## Description of the task
Return the material word for word. Do not include the pictures.

## Data extract
## start

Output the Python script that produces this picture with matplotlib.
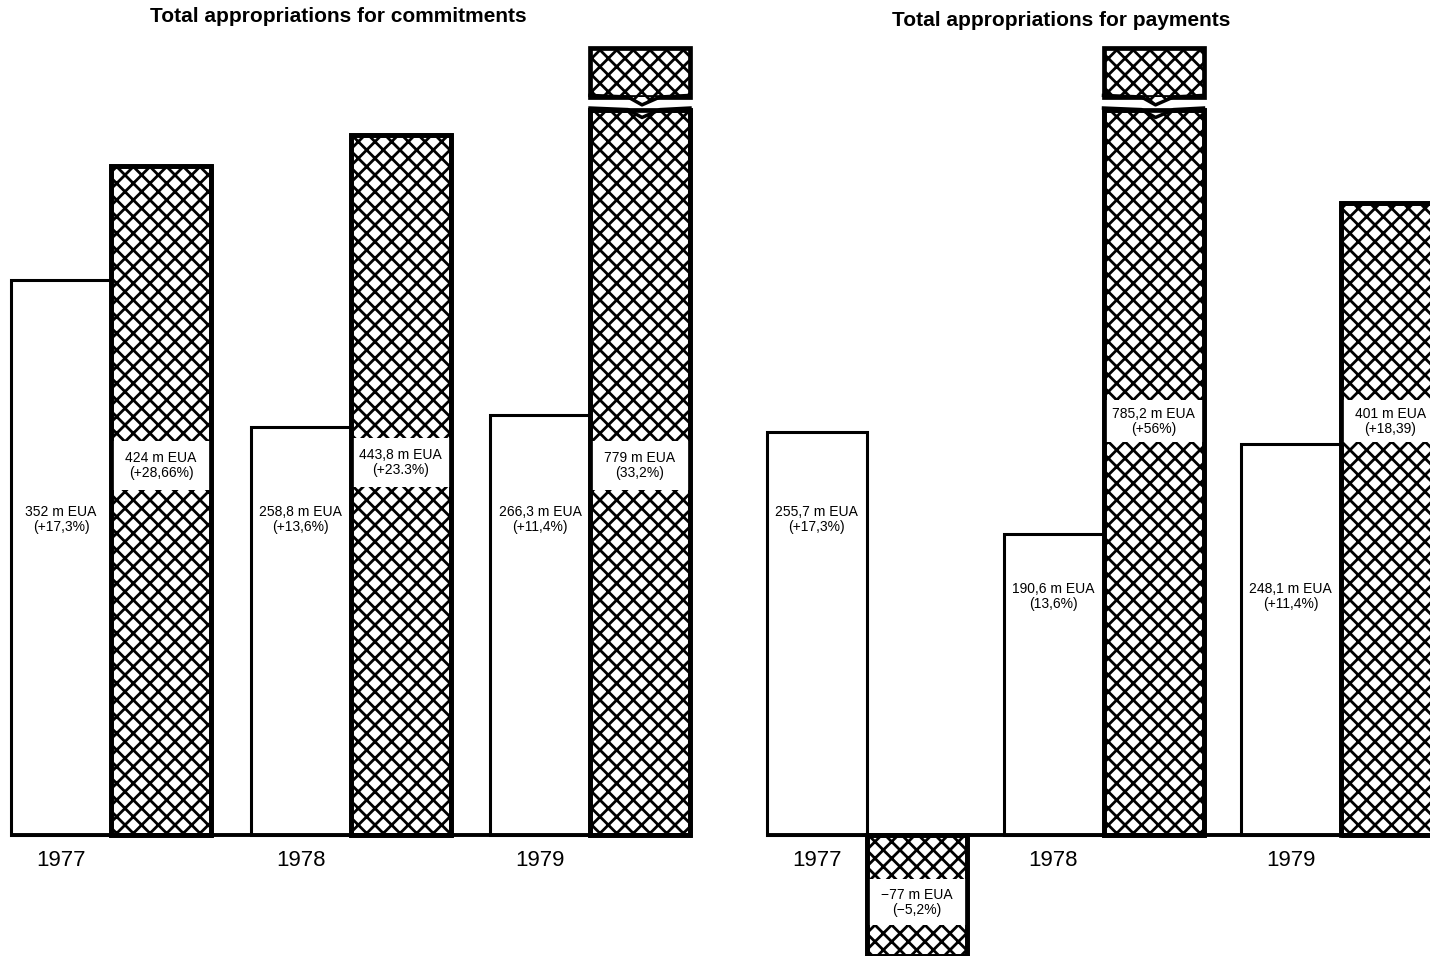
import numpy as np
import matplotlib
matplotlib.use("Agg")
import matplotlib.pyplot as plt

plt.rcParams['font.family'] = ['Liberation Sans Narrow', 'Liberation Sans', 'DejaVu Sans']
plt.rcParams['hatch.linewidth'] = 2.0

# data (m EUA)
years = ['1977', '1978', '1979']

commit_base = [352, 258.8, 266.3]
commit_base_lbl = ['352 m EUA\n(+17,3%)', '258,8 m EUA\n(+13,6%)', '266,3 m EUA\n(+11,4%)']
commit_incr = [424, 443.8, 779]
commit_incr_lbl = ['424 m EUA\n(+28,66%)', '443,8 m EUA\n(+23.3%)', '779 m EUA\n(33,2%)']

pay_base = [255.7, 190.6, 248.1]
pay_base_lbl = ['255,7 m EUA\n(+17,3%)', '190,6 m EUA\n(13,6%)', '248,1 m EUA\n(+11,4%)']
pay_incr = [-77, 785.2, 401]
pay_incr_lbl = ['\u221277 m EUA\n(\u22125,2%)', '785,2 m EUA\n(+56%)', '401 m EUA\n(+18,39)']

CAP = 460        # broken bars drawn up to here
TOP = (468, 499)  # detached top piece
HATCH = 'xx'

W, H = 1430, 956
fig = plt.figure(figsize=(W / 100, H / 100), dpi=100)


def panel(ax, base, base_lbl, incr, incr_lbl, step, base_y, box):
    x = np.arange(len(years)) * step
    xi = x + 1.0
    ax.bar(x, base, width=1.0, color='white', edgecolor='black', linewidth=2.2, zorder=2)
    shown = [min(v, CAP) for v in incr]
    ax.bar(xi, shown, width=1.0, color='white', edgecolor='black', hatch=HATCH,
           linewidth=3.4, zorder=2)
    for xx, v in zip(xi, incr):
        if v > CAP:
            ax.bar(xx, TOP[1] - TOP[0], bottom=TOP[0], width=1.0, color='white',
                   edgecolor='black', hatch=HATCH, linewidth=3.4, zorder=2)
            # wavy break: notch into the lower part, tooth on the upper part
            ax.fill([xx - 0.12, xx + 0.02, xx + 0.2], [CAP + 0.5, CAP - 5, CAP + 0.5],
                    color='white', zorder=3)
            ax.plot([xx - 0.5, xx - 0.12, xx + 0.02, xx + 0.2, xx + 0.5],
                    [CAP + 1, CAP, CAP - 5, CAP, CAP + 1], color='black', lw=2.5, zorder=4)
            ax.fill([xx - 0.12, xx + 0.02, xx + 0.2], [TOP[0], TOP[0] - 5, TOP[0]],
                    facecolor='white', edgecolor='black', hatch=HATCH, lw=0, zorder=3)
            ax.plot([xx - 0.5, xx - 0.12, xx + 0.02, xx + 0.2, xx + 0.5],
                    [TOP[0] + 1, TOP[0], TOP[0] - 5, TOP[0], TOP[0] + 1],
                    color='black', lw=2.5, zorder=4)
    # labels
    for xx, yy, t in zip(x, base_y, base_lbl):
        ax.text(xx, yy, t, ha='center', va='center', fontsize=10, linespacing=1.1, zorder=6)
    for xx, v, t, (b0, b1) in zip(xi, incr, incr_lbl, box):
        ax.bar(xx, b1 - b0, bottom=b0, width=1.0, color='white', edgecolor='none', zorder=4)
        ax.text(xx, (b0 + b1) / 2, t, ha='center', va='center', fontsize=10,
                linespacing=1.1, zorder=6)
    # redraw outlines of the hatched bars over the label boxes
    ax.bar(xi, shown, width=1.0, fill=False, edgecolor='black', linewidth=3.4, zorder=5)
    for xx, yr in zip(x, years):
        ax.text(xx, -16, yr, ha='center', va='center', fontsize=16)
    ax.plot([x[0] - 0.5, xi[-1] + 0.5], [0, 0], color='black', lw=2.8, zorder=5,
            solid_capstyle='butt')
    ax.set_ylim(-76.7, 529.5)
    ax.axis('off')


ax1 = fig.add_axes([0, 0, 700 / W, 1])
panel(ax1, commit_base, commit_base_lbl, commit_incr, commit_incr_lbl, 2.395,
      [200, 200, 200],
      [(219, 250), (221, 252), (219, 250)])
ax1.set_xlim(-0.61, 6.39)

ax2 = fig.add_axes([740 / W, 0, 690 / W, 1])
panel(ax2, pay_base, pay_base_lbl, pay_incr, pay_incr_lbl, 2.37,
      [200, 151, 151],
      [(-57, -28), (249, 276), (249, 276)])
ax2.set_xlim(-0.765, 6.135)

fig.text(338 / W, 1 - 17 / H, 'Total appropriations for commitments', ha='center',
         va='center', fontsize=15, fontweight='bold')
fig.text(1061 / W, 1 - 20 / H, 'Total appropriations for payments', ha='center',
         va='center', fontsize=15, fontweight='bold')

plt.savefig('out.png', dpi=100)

## end

## Correct answer
Output the Python script that produces this picture with matplotlib.
import numpy as np
import matplotlib
matplotlib.use("Agg")
import matplotlib.pyplot as plt

plt.rcParams['font.family'] = ['Liberation Sans Narrow', 'Liberation Sans', 'DejaVu Sans']
plt.rcParams['hatch.linewidth'] = 2.0

# data (m EUA)
years = ['1977', '1978', '1979']

commit_base = [352, 258.8, 266.3]
commit_base_lbl = ['352 m EUA\n(+17,3%)', '258,8 m EUA\n(+13,6%)', '266,3 m EUA\n(+11,4%)']
commit_incr = [424, 443.8, 779]
commit_incr_lbl = ['424 m EUA\n(+28,66%)', '443,8 m EUA\n(+23.3%)', '779 m EUA\n(33,2%)']

pay_base = [255.7, 190.6, 248.1]
pay_base_lbl = ['255,7 m EUA\n(+17,3%)', '190,6 m EUA\n(13,6%)', '248,1 m EUA\n(+11,4%)']
pay_incr = [-77, 785.2, 401]
pay_incr_lbl = ['\u221277 m EUA\n(\u22125,2%)', '785,2 m EUA\n(+56%)', '401 m EUA\n(+18,39)']

CAP = 460        # broken bars drawn up to here
TOP = (468, 499)  # detached top piece
HATCH = 'xx'

W, H = 1430, 956
fig = plt.figure(figsize=(W / 100, H / 100), dpi=100)


def panel(ax, base, base_lbl, incr, incr_lbl, step, base_y, box):
    x = np.arange(len(years)) * step
    xi = x + 1.0
    ax.bar(x, base, width=1.0, color='white', edgecolor='black', linewidth=2.2, zorder=2)
    shown = [min(v, CAP) for v in incr]
    ax.bar(xi, shown, width=1.0, color='white', edgecolor='black', hatch=HATCH,
           linewidth=3.4, zorder=2)
    for xx, v in zip(xi, incr):
        if v > CAP:
            ax.bar(xx, TOP[1] - TOP[0], bottom=TOP[0], width=1.0, color='white',
                   edgecolor='black', hatch=HATCH, linewidth=3.4, zorder=2)
            # wavy break: notch into the lower part, tooth on the upper part
            ax.fill([xx - 0.12, xx + 0.02, xx + 0.2], [CAP + 0.5, CAP - 5, CAP + 0.5],
                    color='white', zorder=3)
            ax.plot([xx - 0.5, xx - 0.12, xx + 0.02, xx + 0.2, xx + 0.5],
                    [CAP + 1, CAP, CAP - 5, CAP, CAP + 1], color='black', lw=2.5, zorder=4)
            ax.fill([xx - 0.12, xx + 0.02, xx + 0.2], [TOP[0], TOP[0] - 5, TOP[0]],
                    facecolor='white', edgecolor='black', hatch=HATCH, lw=0, zorder=3)
            ax.plot([xx - 0.5, xx - 0.12, xx + 0.02, xx + 0.2, xx + 0.5],
                    [TOP[0] + 1, TOP[0], TOP[0] - 5, TOP[0], TOP[0] + 1],
                    color='black', lw=2.5, zorder=4)
    # labels
    for xx, yy, t in zip(x, base_y, base_lbl):
        ax.text(xx, yy, t, ha='center', va='center', fontsize=10, linespacing=1.1, zorder=6)
    for xx, v, t, (b0, b1) in zip(xi, incr, incr_lbl, box):
        ax.bar(xx, b1 - b0, bottom=b0, width=1.0, color='white', edgecolor='none', zorder=4)
        ax.text(xx, (b0 + b1) / 2, t, ha='center', va='center', fontsize=10,
                linespacing=1.1, zorder=6)
    # redraw outlines of the hatched bars over the label boxes
    ax.bar(xi, shown, width=1.0, fill=False, edgecolor='black', linewidth=3.4, zorder=5)
    for xx, yr in zip(x, years):
        ax.text(xx, -16, yr, ha='center', va='center', fontsize=16)
    ax.plot([x[0] - 0.5, xi[-1] + 0.5], [0, 0], color='black', lw=2.8, zorder=5,
            solid_capstyle='butt')
    ax.set_ylim(-76.7, 529.5)
    ax.axis('off')


ax1 = fig.add_axes([0, 0, 700 / W, 1])
panel(ax1, commit_base, commit_base_lbl, commit_incr, commit_incr_lbl, 2.395,
      [200, 200, 200],
      [(219, 250), (221, 252), (219, 250)])
ax1.set_xlim(-0.61, 6.39)

ax2 = fig.add_axes([740 / W, 0, 690 / W, 1])
panel(ax2, pay_base, pay_base_lbl, pay_incr, pay_incr_lbl, 2.37,
      [200, 151, 151],
      [(-57, -28), (249, 276), (249, 276)])
ax2.set_xlim(-0.765, 6.135)

fig.text(338 / W, 1 - 17 / H, 'Total appropriations for commitments', ha='center',
         va='center', fontsize=15, fontweight='bold')
fig.text(1061 / W, 1 - 20 / H, 'Total appropriations for payments', ha='center',
         va='center', fontsize=15, fontweight='bold')

plt.savefig('out.png', dpi=100)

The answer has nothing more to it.